PHOENIX (3TV/CBS 5) – Looking for some healthy appetizers to make for your holiday spread? Well, we have you covered, thanks to Village Health Clubs & Spas!
Caprese Salad Wreath (display)
- 2 10 ounce cartons grape tomatoes, wash and dried
- 1 10 ounce container small mozzarella balls
- 15-18 fresh basil leaves
- 1 ½ cup balsamic reduction (recipe to follow or store bought)
- 2 teaspoons dried Italian seasoning
- 1 ½ tablespoon olive oil, divided
For the caprese salad: Drain mozzarella balls and place in a small bowl. Sprinkle with Italian seasoning, 1 tbsp olive oil, and toss to coat. Add balsamic reduction to a small bowl, and place it in the center of a platter. Arrange grape tomatoes around the bowl forming a wreath shape. Nestle the seasoned mozzarella balls and basil leaves in between and on top of the tomatoes. Place skewers under the tomatoes. Drizzle with remaining olive oil and add salt and pepper if desired. Chill until ready to enjoy.
For the balsamic reduction: Heat the balsamic in a nonstick saucepan on medium heat to a light boil, stirring frequently. Reduce heat and continue to cook until reduced by ½ of the original quantity. The balsamic should be thick but pourable. If you reduce too much, whisk in more balsamic to thin. Cool before serving. Serve in a dipping dish as shown in the picture or drizzle over the wreath.
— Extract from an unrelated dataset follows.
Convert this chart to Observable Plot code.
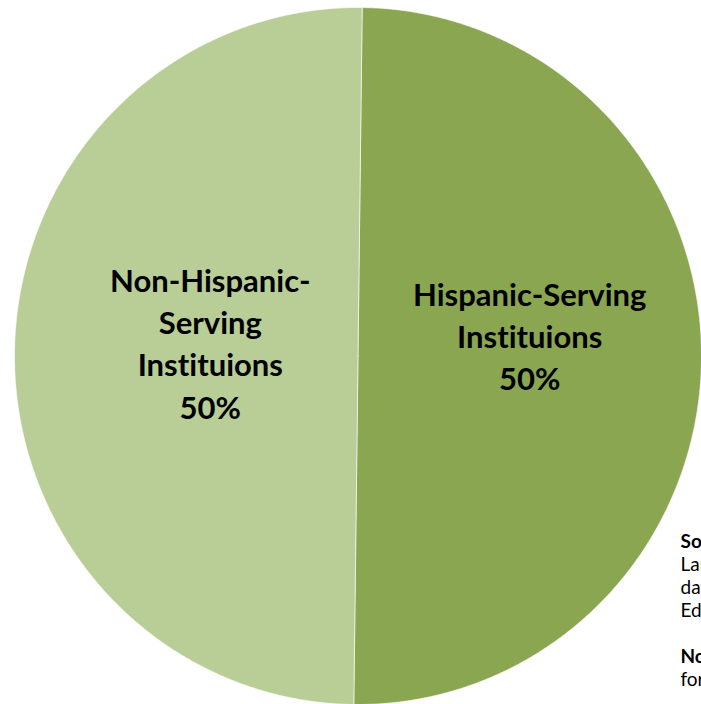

Roasted Shrimp with Romesco (demo)
Romesco Sauce
• 1 small garlic clove
• 1 (12-ounce) jar roasted red peppers, drained
• 2 tablespoons freshly-squeezed lemon juice
• 2 tbsp extra-virgin olive oil
• 1 15 oz can drained fire roasted tomatoes
• 1 teaspoon kosher salt
• 1/2 cup slivered almonds, toasted
• ¼ cup flat leaf parsley
Shrimp:
• 2 pounds (12 to 15 count) shrimp
• 1 tablespoon olive oil
• 1 tsp salt
• 1/2 tsp ground black pepper
• 1 tsp smoke paprika
• Lemon wedges for serving
• Optional: chopped parsley for serving
Romesco Sauce
Pulse everything together in a blender until it’s mostly smooth, but still slightly chunky with the texture of the almonds. Taste and adjust salt. Refrigerate until ready to serve.
Roasted Shrimp
Preheat an oven to 400 degrees. Peel and devein the shrimp, leaving the tails on. Place shrimp on a sheet pan. Drizzle with the olive oil, salt, pepper, and paprika and use tongs or hands to toss until the shrimp are evenly coated with the oil and spices. Spread shrimp in one layer. Roast for 8 to 10 minutes, just until pink and firm and cooked through. Arrange on a serving platter and sprinkle with chopped parsley. Serve with the romesco sauce and lemon wedges.
Caramelized Shallot Yogurt
- 1 tablespoons olive oil
- 4 large shallots, finely chopped (about 2 cups)
- Kosher salt, freshly ground pepper
- 1 tablespoon apple cider vinegar
- 1 1/2 cups low-fat plain Greek yogurt
- 1 tablespoon sliced chives, plus more for serving
- Sliced vegetables and whole grain crackers (for serving)
Heat oil in a medium skillet over medium. Add shallots and season generously with salt and pepper. Cook, stirring occasionally and reducing heat if needed, until shallots are golden brown and tender, 15–18 minutes. Let cool slightly. Mix shallots and vinegar into yogurt in a medium bowl; season with salt and pepper. Stir 1 Tbsp. chives into yogurt; divide among bowls and top with more chives. Serve with sliced vegetables and whole grain crackers. Note: Yogurt (without chives) can be made 3 days ahead; cover and chill.
Savory Spiced Nuts
- 2 1/2 cups mixed raw nuts (such as pecans, cashews, walnuts, peanuts, etc)
- 2 tbsp. olive oil
- 1 1/2 tbsp. chopped fresh rosemary
- 1 tbsp honey or maple syrup (or monk fruit for sugar free option)
- 1 1/2 tsp ground cumin
- 1 tsp salt
- 1 tsp ground black pepper
- 1/4 tsp cayenne pepper
Preheat an oven to 300°F. Place nuts in a bowl. In a small saucepan over medium-low heat, warm the olive oil. Add rosemary and stir until aromatic, about 1 minute. Pour seasoned oil over the nuts. Add sugar, cumin, salt, black pepper and cayenne and stir to coat the nuts evenly. Transfer the nuts to a baking pan. Bake, stirring occasionally, until the nuts are toasted, about 20 minutes. Transfer to a plate and let cool completely. Store in an airtight container at room temperature for up to 4 days. Makes about 2 1/2 cups.